I have read forum postings saying that the sync option affects writes, and will not prevent reads from caching. At some forum posting I came across nocache, a utility for linux. It is used by typing "nocache <command>" in a shell. But I can't do that with a postgres process when a connection opens because postgres is the one opening the process.
Is there a way around this? I have read that there is a way of asking the OS not to cache a file when the file is opened. Is there a way of telling PostgreSQL to use this option when reading files that belong a specific table?
What about putting the table on a tablespace that is on a different device partition with the sync mount option? Would that help?You would have to start the entire service with that utility, then. Which again would defeat the purpose.
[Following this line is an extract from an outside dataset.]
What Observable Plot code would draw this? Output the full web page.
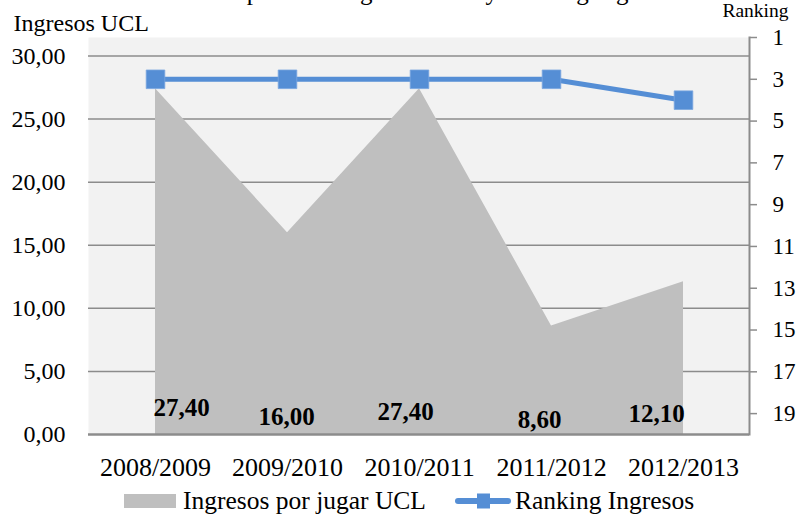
<!DOCTYPE html>
<html>
<head>
<meta charset="utf-8">
<script src="https://cdn.jsdelivr.net/npm/d3@7"></script>
<script src="https://cdn.jsdelivr.net/npm/@observablehq/plot@0.6"></script>
<style>
  body { margin: 0; background: white; font-family: "Liberation Serif", serif; }
  svg, svg text, svg g { font-family: "Liberation Serif", serif !important; }
  #legend { position: relative; width: 798px; height: 34px; font-family: "Liberation Serif", serif; font-size: 25.5px; color: #000; }
  #legend .item { position: absolute; top: 0; height: 34px; display: flex; align-items: center; }
</style>
</head>
<body>
<div id="chart"></div>
<div id="legend"></div>
<script>
const title = "Comparación Ingresos UCL y Ranking Ingresos";
const seasons = ["2008/2009", "2009/2010", "2010/2011", "2011/2012", "2012/2013"];
const ingresos = [27.40, 16.00, 27.40, 8.60, 12.10];
const ranking = [3, 3, 3, 3, 4];
const yTicks = [0, 5, 10, 15, 20, 25, 30];
const rankTicks = [1, 3, 5, 7, 9, 11, 13, 15, 17, 19];
const seriesNames = ["Ingresos por jugar UCL", "Ranking Ingresos"];

// label placement (style)
const labelDx = [26, -1, -14, -12, -27];
const labelDy = [-27, -18, -23, -15, -21];

const W = 798, H = 484;
const mTop = 37, mBottom = 50, mLeft = 88, mRight = 49;
// left axis: 0..30 where 30 sits at 55.5px; frame top at 37px
const yMax = 30 * (H - mBottom - mTop) / (H - mBottom - 55.5);
const rankMin = 1, rankMax = 20;
const rankToY = r => (rankMax - r) / (rankMax - rankMin) * yMax;
const yToRank = v => Math.round(rankMax - v * (rankMax - rankMin) / yMax);

const data = seasons.map((s, i) => ({season: s, ingresos: ingresos[i], rank: ranking[i]}));
const fmt = v => v.toFixed(2).replace(".", ",");

const blue = "#558ed5";
const grid = "#8c8c8c";
const FF = "Liberation Serif";

const labelMarks = data.map((d, i) => Plot.text([d], {
  x: "season", y: 0, text: d => fmt(d.ingresos),
  dx: labelDx[i], dy: labelDy[i], lineAnchor: "middle",
  fontSize: 25, fontWeight: "bold", fill: "#000", fontFamily: FF
}));

const chart = Plot.plot({
  width: W, height: H,
  marginTop: mTop, marginBottom: mBottom, marginLeft: mLeft, marginRight: mRight,
  style: {fontFamily: "'Liberation Serif', serif", background: "white", color: "#000"},
  x: {type: "point", domain: seasons, padding: 0.5},
  y: {domain: [0, yMax]},
  marks: [
    Plot.frame({fill: "#f2f2f2", stroke: null}),
    Plot.ruleY(yTicks.filter(v => v > 0), {stroke: grid, strokeWidth: 1.5}),
    Plot.areaY(data, {x: "season", y: "ingresos", fill: "#bfbfbf"}),
    Plot.ruleY([0], {stroke: grid, strokeWidth: 2.5}),
    Plot.frame({anchor: "right", stroke: grid, strokeWidth: 2}),
    Plot.axisY(yTicks, {anchor: "left", tickSize: 0, tickPadding: 23, fontSize: 24, fontFamily: FF, tickFormat: fmt, label: null}),
    Plot.axisY(rankTicks.map(rankToY), {anchor: "right", tickSize: 7, tickPadding: 16, fontSize: 23, fontFamily: FF, stroke: grid, strokeWidth: 1.5, tickFormat: yToRank, label: null}),
    Plot.axisX({tickSize: 0, tickPadding: 23, fontSize: 26, fontFamily: FF, label: null}),
    Plot.line(data, {x: "season", y: d => rankToY(d.rank), stroke: blue, strokeWidth: 5}),
    Plot.dot(data, {x: "season", y: d => rankToY(d.rank), symbol: "square", r: 10.5, fill: blue, stroke: "#7aa6e0", strokeWidth: 0.8}),
    ...labelMarks,
    Plot.text([title], {frameAnchor: "top", dx: 20, dy: -38, lineAnchor: "bottom", fontSize: 25, fontFamily: FF, fill: "#000"}),
    Plot.text(["Ingresos UCL"], {frameAnchor: "top-left", dx: -75, dy: -14, textAnchor: "start", lineAnchor: "middle", fontSize: 24, fontFamily: FF, fill: "#000"}),
    Plot.text(["Ranking"], {frameAnchor: "top-right", dx: 39, dy: -27, textAnchor: "end", lineAnchor: "middle", fontSize: 19.5, fontFamily: FF, fill: "#000"})
  ]
});
document.getElementById("chart").appendChild(chart);

// legend
const legend = document.getElementById("legend");
legend.innerHTML = `
  <div class="item" style="left:124px">
    <span style="display:inline-block;width:52px;height:14px;background:#bfbfbf;margin-right:7px"></span>
    <span>${seriesNames[0]}</span>
  </div>
  <div class="item" style="left:455px">
    <svg width="56" height="20" style="margin-right:4px">
      <line x1="3" y1="10" x2="53" y2="10" stroke="${blue}" stroke-width="6" stroke-linecap="round"/>
      <rect x="22" y="2.5" width="13" height="15" fill="${blue}"/>
    </svg>
    <span>${seriesNames[1]}</span>
  </div>`;
</script>
</body>
</html>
Since a process is launched every time a session opens, e.g. a query window in pgAdmin, I thought it would be possible to do it per session rather than for the whole service. Either way, I agree this wouldn't solve the problem.
Does someone know a work-around, or a different solution to the problem? Shouldn't PostgreSQL be smart about this and based on the statistics collected for a table and on the query plan know the harm that will be done if all of a very large table's pages are read and flush the cache?PostgreSQL does know this. It has a special ring "buffer access strategy" that it uses to prevent a large sequential scan from pushing all of the other data out of its shared_buffers. It sounds like it is the kernel which is failing to employ similar logic on the file cache which the *kernel* manages.
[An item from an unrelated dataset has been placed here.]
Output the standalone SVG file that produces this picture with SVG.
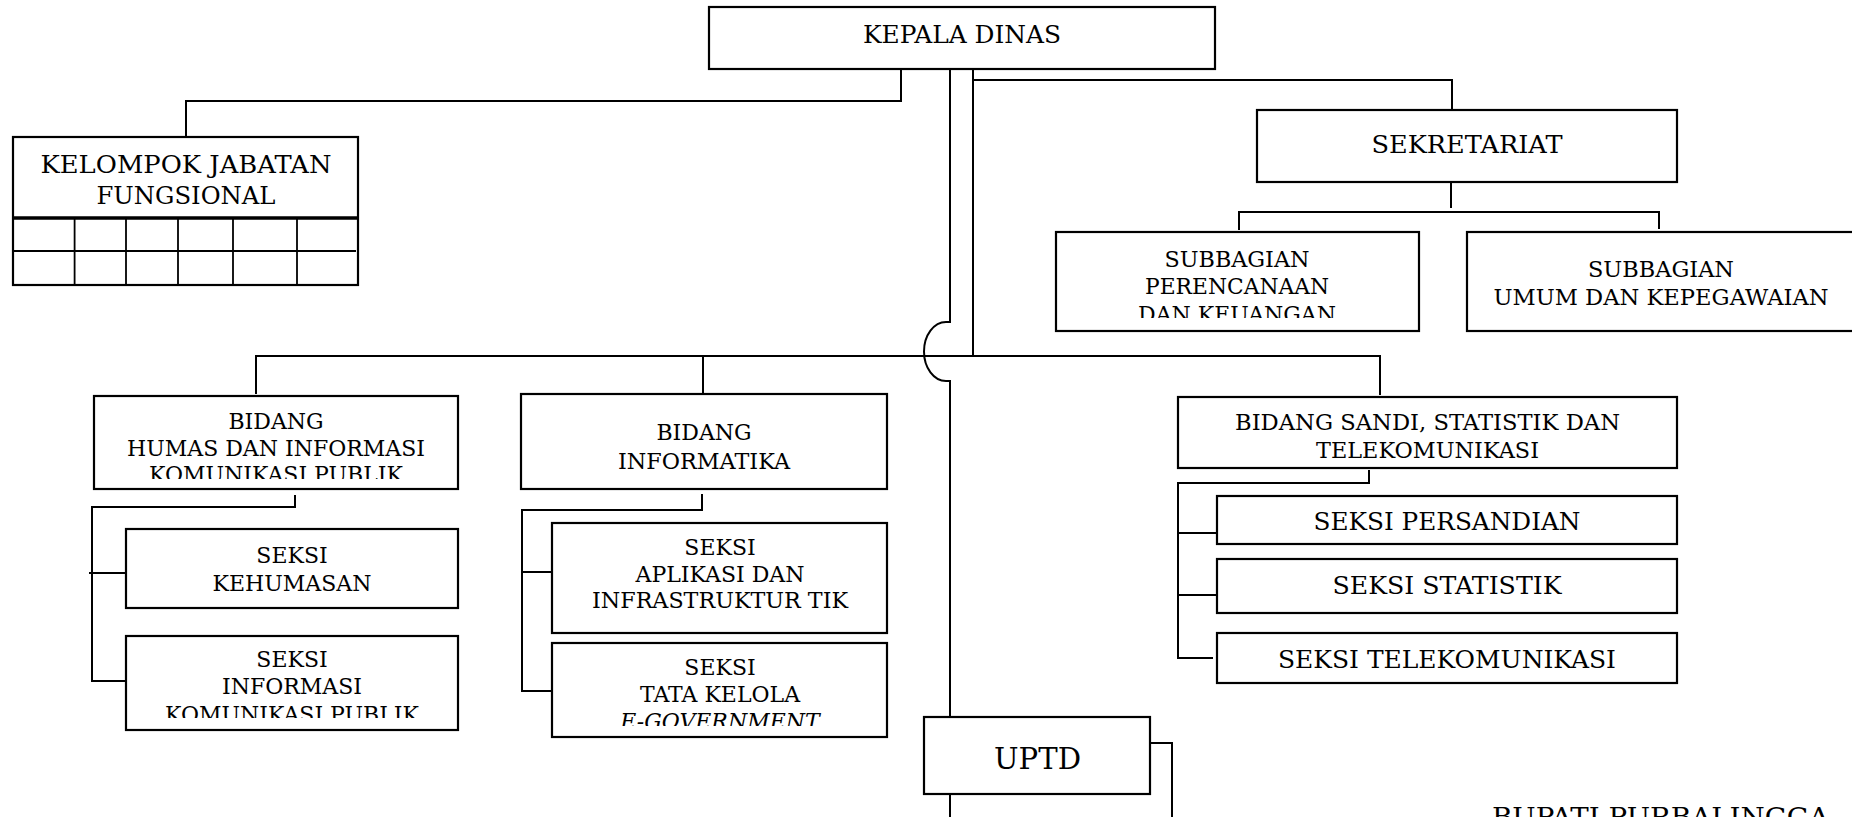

I have no idea how the kernel manages its cache, but I think that since individual pages that store the data of the table are small, the kernel has no way of knowing that a process will read a very large number of relatively small files that collectively will cause harm. Maybe if it were a single file large than total physical RAM it would act differently. But I am just speculating.
The kernel does also have some logic to prevent this, but it may or may not be very effective in your case (you haven't us what version of the kernel you are using).
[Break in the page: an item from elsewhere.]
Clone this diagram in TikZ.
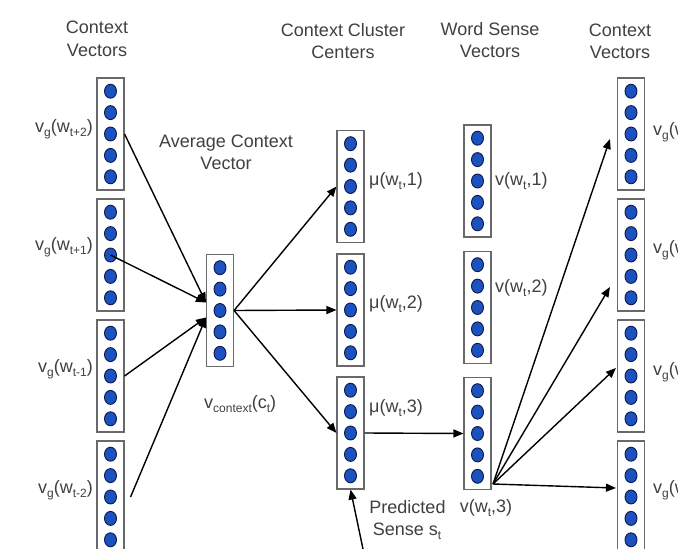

Thanks for asking. 3.8.0-35-generic. I'm curious. What does it do? Or do you know where I can read about this (just out of curiosity).
In fact one effort of the kernel to fix this problem for cases like yours ended up making it worse for other conditions, i.e. when the file being read sequentially was less than available RAM but greater than 1/2 available RAM.
You could try increasing shared_buffers (you haven't told us what it is set to now) until it takes up a big chunk of RAM, so that PostgreSQL manages more of the cache and the kernel manages less of it. Setting it like that has been reported to cause problems on write-heavy work loads, but I haven't heard of problems on read-mostly workloads.
This server is read-mostly. It has 64 GB of RAM, a single 6-core i7 processor, and four SATA hard drives on software RAID 10. I get about 400 MB/s of sequential reads on simple benchmarks. Shared buffers is set to 16 GB, temp buffers to 8 MB, work mem to 100 MB, and maintenance work mem to 100 MB. I could probably tweak this but I know very little about it. Do you think I should set any of these higher? Other things run on the server, but most of the usage is PostgreSQL queries on tables of several hundred GB... some of which need to process whole tables.
So other than the possibility of tweaking shared_buffers, the only other solution is getting a server with TBs of RAM?
Cheers,Jeff
I really appreciate your help. Thank you (and Tom).